The final chapter “From flags to candles: Visual hailing and articulation of nation” (Chapter 9) by JongHwa Lee takes a critical rhetorical approach and scrutinizes dialectical and rhetorical tensions between two prominent symbols of the protest, candles and flags. Drawing on theories of critical rhetoric and visual rhetoric, Lee closely examines the uses and the implications of two visual ideographs (candles and flags) during the candlelight demonstrations in 2002 and 2016-2017. Through his analyses, Lee demonstrates that “the choices of protest media ... are neither innocent nor trivial, but reflect political and rhetorical struggles of the time.” As the purpose (telos) of a “nation” was at the core of the Candlelight Movement, Lee argues, protesters used their visual markers (candles and flags) to “invoke, challenge, and justify their discursive, cultural, and political centrality and legitimacy in/for the nation” (p. 133).

As seen, each chapter spotlights a distinct aspect of the Candlelight Movement, offering unique insights into the historic democratic moment in Korea. Given that the implications of this volume can be applied to social movements in other contexts, this collection will be an indispensable read for anyone who is interested in the study of social movements and social justice. Additionally, because each chapter includes a succinct, yet meaningful historical overview of its topic in relation to social movements in Korea, this volume can serve as an excellent introductory book for students and scholars in Korean Studies as well as those in Communication Studies, Journalism and Media Studies, Performance Studies, Sociology, and Political Science who may be less familiar with Korean history and culture.

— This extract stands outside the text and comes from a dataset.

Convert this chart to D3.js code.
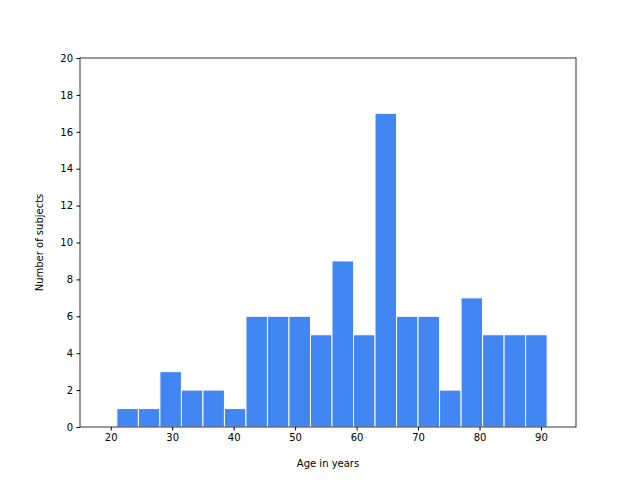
<!DOCTYPE html>
<html><head><meta charset="utf-8">
<script src="https://cdn.jsdelivr.net/npm/d3@7"></script>
<style>body{margin:0;background:#fff}text{font-family:"DejaVu Sans",sans-serif}</style>
</head><body><div id="chart"></div>
<script>
// histogram bins: start edges (years) and counts
const binStart = 21;
const binWidth = 3.5;
const counts = [1, 1, 3, 2, 2, 1, 6, 6, 6, 5, 9, 5, 17, 6, 6, 2, 7, 5, 5, 5];
const xTicks = [20, 30, 40, 50, 60, 70, 80, 90];
const yTicks = [0, 2, 4, 6, 8, 10, 12, 14, 16, 18, 20];

const width = 640, height = 480;
const margin = {left: 80, right: 64, top: 58, bottom: 53};

const svg = d3.select('#chart').append('svg')
  .attr('width', width).attr('height', height);

const x = d3.scaleLinear().domain([15, 95.7]).range([margin.left, width - margin.right]);
const y = d3.scaleLinear().domain([0, 20]).range([height - margin.bottom, margin.top]);

const bins = counts.map((c, i) => ({x0: binStart + i * binWidth, x1: binStart + (i + 1) * binWidth, n: c}));

svg.append('g').selectAll('rect').data(bins).join('rect')
  .attr('x', d => x(d.x0))
  .attr('y', d => y(d.n))
  .attr('width', d => x(d.x1) - x(d.x0))
  .attr('height', d => y(0) - y(d.n))
  .attr('fill', '#4286f4')
  .attr('stroke', '#fff')
  .attr('stroke-width', 1);

const xAxis = svg.append('g')
  .attr('transform', `translate(0,${height - margin.bottom})`)
  .call(d3.axisBottom(x).tickValues(xTicks).tickSize(3.5).tickPadding(3.5));
const yAxis = svg.append('g')
  .attr('transform', `translate(${margin.left},0)`)
  .call(d3.axisLeft(y).tickValues(yTicks).tickSize(3.5).tickPadding(3.5));
[xAxis, yAxis].forEach(a => {
  a.select('.domain').remove();
  a.selectAll('text').attr('font-size', 10).attr('fill', '#000');
  a.selectAll('line').attr('stroke', '#000');
});

// frame
svg.append('rect')
  .attr('x', margin.left).attr('y', margin.top)
  .attr('width', width - margin.left - margin.right)
  .attr('height', height - margin.top - margin.bottom)
  .attr('fill', 'none').attr('stroke', '#000').attr('stroke-width', 0.8);

svg.append('text')
  .attr('x', (margin.left + width - margin.right) / 2).attr('y', 467)
  .attr('text-anchor', 'middle').attr('font-size', 10)
  .text('Age in years');

svg.append('text')
  .attr('transform', `translate(43,${(margin.top + height - margin.bottom) / 2}) rotate(-90)`)
  .attr('text-anchor', 'middle').attr('font-size', 10)
  .text('Number of subjects');
</script></body></html>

Reading this collection was as much an emotional experience as an intellectual one. Clearly, the Candlelight Movement was a historic event filled with a range of emotions, and correspondingly, chapters in this volume reflect those emotions (anger, hope, trauma, sense of belonging, empowerment, disappointment, etc.). More significantly, however, the pages of this volume are filled with emotions. Through their writing, authors conveyed their sense of hope, pride, and admiration as well as their indignation, frustration, and plea for a more just society. Regardless of their perspective on what did and did not happen during the Candlelight Movement, what is evident is the contributors’ passion and genuine concern for social justice and the future of democracy in Korea and beyond.

While this book is relatively short, its chapters are impeccably arranged, building a sense of culmination as the pages progress. What could be added to this volume is a concluding chapter. Perhaps, it may have been intentional to keep the conclusion open as the fight for social justice is ongoing and many more stories remain to be written. Even so, a synthesis that brings various perspectives together and a discussion of future questions to consider would enhance this already excellent volume.

Overall, this collection offers one-of-a-kind insight and background into the historic social movement in Korea. Readers will appreciate diverse and critical perspectives of scholars who care deeply about social justice, democracy, and communication. This volume reminds us of the complexity of social movements and the centrality of communication in the ongoing fight for social justice, all the while leaving us with much-needed hope for the future.

References

  • Lee, J., Oh, C., & Kim, Y. (Eds.). (2021). The candlelight movement, democracy, and communication in Korea. Routledge.